## Task statement
A precise retyping is required of every line from the one containing "Reproduce this chart" down to the one containing "markers = ['o', 's', '^', 'v']", both included, and of no other line.

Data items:

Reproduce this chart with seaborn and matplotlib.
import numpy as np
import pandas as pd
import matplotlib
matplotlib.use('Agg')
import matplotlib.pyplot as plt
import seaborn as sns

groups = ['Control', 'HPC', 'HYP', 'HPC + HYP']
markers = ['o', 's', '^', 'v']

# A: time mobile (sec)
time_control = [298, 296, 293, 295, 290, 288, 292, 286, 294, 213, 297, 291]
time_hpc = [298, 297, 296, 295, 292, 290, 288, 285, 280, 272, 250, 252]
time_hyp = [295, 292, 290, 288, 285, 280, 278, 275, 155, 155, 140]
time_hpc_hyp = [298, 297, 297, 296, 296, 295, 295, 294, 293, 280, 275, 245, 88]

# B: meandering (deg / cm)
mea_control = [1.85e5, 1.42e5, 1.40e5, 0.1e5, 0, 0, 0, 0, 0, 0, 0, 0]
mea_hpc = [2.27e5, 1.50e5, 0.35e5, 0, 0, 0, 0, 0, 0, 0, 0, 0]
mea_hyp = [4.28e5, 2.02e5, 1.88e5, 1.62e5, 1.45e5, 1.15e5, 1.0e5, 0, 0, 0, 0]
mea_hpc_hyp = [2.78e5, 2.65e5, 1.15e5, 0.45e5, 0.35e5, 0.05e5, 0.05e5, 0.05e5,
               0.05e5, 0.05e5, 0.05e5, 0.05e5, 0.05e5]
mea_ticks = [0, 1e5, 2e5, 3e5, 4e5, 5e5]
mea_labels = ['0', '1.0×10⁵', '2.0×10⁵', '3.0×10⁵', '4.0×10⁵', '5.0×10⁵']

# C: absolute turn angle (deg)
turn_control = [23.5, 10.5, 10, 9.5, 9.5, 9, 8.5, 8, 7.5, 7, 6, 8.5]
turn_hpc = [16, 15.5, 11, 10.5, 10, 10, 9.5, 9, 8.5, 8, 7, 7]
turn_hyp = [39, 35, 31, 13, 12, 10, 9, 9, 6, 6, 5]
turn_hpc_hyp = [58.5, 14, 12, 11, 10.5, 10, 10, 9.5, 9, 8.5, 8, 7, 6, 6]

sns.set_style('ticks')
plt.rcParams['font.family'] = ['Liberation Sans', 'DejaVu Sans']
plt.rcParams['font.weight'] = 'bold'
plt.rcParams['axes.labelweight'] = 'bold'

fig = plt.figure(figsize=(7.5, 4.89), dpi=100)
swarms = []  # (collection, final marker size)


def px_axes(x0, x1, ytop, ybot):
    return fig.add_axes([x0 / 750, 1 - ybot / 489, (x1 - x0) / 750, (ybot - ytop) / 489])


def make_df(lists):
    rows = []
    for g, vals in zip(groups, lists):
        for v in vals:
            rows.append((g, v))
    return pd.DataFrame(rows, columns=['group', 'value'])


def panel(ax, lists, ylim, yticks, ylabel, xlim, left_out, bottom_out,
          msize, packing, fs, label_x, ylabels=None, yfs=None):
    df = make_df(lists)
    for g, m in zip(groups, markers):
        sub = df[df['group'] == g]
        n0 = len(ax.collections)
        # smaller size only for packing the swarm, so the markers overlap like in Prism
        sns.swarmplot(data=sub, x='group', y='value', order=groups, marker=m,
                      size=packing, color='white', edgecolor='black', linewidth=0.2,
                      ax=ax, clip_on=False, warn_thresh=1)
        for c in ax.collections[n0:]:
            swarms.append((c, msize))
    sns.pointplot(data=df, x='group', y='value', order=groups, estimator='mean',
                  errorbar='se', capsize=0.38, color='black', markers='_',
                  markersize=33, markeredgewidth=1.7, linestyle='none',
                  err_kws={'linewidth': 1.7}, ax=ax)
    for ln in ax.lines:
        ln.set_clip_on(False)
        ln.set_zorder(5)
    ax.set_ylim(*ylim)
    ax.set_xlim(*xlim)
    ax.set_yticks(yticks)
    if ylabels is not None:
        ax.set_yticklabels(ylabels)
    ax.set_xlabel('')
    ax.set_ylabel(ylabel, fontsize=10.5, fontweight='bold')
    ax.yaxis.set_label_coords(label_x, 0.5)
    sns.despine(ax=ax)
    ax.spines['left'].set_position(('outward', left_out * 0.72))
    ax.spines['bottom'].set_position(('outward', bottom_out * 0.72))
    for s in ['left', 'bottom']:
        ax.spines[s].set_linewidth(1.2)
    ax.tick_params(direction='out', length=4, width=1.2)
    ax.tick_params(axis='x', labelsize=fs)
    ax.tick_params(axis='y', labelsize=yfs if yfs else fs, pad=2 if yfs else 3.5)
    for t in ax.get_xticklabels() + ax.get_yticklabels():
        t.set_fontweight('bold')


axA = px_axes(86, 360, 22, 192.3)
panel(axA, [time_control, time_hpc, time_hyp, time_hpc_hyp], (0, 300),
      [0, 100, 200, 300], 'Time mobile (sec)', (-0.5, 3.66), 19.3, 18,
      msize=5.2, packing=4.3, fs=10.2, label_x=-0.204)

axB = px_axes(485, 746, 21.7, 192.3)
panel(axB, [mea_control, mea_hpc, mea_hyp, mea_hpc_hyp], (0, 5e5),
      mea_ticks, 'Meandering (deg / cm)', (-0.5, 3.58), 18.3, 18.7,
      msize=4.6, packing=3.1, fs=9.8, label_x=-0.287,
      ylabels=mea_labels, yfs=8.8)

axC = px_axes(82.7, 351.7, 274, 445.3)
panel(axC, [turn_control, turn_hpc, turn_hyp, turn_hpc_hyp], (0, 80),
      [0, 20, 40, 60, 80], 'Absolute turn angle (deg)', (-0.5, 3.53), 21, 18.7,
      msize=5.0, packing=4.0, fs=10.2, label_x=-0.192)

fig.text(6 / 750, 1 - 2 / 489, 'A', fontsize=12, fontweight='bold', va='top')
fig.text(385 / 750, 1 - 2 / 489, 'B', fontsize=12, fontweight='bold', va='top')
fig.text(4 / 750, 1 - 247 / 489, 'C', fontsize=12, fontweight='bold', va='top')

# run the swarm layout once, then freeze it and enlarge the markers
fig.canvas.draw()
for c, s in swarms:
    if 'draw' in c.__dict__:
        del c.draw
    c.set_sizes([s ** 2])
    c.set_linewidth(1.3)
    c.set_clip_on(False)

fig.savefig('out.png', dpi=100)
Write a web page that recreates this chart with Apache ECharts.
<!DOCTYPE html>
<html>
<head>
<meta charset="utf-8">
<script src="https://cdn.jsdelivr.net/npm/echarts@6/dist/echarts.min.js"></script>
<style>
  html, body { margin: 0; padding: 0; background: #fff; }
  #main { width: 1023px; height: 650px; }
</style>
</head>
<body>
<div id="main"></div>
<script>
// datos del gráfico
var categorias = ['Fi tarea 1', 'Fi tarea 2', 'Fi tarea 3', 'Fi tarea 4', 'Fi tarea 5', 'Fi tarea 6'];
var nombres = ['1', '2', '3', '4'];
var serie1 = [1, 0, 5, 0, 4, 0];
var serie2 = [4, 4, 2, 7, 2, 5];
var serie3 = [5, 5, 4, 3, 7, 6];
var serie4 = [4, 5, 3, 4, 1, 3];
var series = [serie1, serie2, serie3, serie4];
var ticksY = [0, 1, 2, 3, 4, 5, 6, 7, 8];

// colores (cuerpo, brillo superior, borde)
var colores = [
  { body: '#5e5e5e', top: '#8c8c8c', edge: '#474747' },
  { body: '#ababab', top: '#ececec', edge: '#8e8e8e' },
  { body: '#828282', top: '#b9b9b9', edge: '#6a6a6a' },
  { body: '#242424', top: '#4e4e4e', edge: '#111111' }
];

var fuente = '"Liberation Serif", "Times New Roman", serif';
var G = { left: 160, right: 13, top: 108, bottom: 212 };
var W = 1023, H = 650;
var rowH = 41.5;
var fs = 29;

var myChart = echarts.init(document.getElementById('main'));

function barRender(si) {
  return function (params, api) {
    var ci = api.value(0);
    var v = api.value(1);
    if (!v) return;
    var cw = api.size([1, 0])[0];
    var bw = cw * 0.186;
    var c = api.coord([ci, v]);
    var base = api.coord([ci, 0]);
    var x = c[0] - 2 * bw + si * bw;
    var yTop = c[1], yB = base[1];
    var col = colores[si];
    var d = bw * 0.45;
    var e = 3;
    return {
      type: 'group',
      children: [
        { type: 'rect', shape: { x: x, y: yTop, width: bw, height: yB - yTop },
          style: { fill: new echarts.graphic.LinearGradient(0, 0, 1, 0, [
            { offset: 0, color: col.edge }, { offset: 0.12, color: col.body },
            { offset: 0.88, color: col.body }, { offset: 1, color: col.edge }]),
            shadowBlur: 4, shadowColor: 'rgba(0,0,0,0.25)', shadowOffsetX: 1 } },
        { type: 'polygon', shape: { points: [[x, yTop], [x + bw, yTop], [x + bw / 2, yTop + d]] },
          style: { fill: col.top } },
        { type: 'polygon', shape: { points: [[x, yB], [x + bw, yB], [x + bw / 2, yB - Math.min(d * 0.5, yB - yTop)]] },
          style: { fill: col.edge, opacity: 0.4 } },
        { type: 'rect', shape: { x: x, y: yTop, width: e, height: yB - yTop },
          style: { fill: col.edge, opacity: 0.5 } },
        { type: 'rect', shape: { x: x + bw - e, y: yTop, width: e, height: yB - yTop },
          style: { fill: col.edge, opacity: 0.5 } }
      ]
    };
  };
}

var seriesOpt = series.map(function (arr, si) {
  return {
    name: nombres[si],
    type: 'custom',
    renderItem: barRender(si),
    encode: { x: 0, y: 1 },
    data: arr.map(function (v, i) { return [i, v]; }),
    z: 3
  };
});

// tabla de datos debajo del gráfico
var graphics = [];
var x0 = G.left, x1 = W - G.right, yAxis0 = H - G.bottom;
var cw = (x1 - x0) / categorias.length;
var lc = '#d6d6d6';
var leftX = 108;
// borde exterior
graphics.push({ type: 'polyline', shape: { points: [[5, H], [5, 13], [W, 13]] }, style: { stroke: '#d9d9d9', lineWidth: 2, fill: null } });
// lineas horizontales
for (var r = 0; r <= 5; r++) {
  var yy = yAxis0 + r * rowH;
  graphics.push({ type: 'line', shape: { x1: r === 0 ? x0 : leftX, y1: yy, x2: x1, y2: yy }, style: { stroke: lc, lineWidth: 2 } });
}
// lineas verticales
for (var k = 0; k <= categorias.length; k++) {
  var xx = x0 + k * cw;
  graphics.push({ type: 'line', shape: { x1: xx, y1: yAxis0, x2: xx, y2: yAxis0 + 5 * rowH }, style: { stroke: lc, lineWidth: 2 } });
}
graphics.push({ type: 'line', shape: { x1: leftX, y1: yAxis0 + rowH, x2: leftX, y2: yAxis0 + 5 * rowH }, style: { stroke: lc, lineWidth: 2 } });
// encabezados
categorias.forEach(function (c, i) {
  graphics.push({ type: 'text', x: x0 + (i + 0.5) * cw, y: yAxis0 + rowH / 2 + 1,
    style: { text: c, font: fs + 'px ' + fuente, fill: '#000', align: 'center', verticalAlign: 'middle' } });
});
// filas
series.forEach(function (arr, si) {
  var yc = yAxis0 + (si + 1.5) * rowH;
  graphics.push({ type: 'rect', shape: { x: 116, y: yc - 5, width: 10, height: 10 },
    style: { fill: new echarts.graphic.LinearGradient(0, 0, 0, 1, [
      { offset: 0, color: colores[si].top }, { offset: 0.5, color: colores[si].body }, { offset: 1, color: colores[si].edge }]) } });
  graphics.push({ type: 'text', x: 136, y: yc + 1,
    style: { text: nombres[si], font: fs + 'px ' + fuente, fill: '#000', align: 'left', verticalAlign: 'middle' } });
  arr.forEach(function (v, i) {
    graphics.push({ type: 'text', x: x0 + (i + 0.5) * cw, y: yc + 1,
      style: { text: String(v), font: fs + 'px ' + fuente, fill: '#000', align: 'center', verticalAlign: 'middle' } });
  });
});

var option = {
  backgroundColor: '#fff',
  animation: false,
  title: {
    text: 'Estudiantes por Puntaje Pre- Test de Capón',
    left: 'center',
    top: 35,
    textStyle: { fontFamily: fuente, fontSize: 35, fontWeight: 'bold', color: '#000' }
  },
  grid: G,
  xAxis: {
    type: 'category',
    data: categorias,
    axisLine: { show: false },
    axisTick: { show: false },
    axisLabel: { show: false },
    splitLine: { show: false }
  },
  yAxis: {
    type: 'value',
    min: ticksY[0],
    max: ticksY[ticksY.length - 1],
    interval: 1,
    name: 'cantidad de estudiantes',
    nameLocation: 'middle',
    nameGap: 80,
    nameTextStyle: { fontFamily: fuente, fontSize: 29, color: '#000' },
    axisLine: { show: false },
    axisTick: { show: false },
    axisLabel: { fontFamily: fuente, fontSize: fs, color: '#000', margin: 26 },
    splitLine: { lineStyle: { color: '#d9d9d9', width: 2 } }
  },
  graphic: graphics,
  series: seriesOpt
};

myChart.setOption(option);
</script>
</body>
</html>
...
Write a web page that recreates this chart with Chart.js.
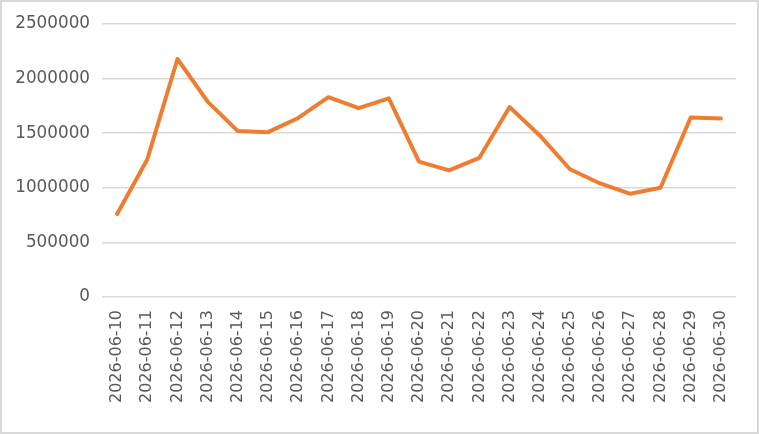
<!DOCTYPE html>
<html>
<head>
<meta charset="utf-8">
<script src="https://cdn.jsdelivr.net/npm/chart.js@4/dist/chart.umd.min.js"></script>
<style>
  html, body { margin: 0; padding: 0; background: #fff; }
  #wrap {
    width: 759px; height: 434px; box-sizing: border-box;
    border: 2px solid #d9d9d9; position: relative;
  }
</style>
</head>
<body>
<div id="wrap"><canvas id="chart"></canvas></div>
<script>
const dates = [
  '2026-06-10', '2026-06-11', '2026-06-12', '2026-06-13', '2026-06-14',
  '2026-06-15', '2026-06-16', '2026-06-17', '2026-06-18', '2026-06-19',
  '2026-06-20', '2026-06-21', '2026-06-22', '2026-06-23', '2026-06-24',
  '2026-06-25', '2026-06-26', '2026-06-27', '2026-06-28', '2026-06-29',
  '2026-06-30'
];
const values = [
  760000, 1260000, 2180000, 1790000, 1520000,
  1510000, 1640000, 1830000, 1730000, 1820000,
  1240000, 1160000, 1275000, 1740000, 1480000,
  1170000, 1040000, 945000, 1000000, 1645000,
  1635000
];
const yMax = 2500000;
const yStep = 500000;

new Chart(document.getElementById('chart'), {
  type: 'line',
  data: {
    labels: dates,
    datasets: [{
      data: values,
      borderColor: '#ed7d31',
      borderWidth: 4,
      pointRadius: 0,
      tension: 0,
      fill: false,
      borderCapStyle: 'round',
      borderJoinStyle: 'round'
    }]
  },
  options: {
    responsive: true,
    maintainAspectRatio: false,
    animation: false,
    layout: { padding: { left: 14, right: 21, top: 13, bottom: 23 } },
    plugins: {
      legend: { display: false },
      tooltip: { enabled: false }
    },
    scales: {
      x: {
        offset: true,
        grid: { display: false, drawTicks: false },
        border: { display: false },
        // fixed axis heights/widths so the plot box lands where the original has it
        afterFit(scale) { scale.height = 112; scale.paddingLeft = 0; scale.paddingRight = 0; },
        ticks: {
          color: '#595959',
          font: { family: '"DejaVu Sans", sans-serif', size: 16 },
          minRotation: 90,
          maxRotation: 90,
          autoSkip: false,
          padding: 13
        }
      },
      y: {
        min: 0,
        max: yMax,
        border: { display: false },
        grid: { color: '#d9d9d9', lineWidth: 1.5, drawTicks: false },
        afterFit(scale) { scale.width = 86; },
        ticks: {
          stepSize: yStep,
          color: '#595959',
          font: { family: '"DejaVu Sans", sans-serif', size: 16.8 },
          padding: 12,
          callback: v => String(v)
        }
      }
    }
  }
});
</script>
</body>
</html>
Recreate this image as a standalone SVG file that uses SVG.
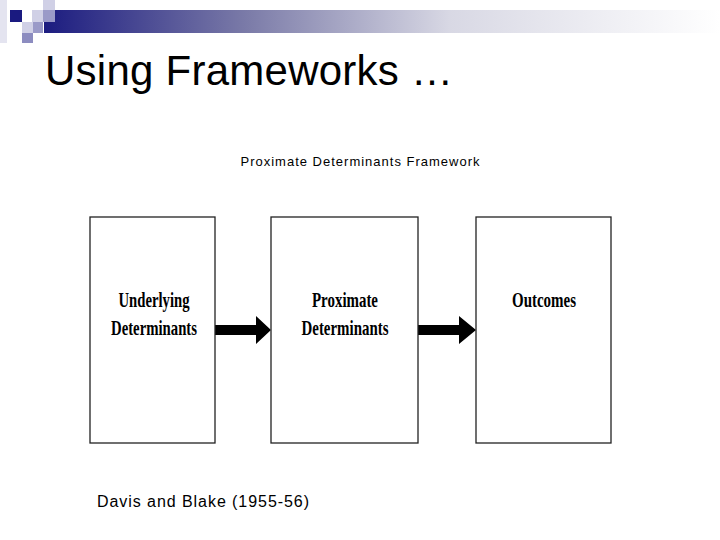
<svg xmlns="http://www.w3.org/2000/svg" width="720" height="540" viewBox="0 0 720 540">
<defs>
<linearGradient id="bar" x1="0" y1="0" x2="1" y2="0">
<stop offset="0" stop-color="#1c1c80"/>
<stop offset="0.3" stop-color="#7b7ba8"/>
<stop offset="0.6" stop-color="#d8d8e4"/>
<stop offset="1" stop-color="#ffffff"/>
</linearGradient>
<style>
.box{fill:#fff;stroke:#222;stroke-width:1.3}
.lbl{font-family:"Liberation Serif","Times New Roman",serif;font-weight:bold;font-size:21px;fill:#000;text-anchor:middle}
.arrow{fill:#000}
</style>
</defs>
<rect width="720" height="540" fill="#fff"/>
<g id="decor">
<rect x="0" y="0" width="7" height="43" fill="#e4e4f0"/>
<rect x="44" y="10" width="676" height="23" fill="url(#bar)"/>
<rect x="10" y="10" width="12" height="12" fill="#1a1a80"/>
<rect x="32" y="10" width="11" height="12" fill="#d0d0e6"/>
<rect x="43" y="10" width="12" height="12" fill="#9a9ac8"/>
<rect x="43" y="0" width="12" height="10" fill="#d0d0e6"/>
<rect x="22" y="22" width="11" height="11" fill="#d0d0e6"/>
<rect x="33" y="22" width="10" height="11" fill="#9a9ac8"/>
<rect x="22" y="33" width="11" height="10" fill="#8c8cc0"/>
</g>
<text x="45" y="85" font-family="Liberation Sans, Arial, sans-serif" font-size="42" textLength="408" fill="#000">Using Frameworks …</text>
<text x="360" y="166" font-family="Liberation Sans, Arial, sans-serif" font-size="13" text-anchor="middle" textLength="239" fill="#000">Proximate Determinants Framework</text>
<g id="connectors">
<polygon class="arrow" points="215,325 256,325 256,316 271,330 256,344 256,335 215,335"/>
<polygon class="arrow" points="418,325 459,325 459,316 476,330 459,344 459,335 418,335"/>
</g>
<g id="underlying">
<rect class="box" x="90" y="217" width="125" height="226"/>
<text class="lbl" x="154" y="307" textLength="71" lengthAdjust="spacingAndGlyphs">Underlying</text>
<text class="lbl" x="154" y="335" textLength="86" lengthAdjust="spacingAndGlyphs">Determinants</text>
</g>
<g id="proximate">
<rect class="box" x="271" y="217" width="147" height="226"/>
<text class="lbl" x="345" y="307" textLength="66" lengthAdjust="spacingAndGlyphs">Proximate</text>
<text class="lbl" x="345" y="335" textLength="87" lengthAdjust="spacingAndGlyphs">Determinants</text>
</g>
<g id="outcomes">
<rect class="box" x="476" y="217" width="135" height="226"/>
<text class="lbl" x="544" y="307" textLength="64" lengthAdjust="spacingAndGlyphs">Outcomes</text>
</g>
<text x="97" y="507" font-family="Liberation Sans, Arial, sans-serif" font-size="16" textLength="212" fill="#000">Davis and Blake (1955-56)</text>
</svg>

## Written solution
Reproduce this chart with seaborn and matplotlib.
import numpy as np
import pandas as pd
import matplotlib
matplotlib.use('Agg')
import matplotlib.pyplot as plt
import seaborn as sns

groups = ['Control', 'HPC', 'HYP', 'HPC + HYP']
markers = ['o', 's', '^', 'v']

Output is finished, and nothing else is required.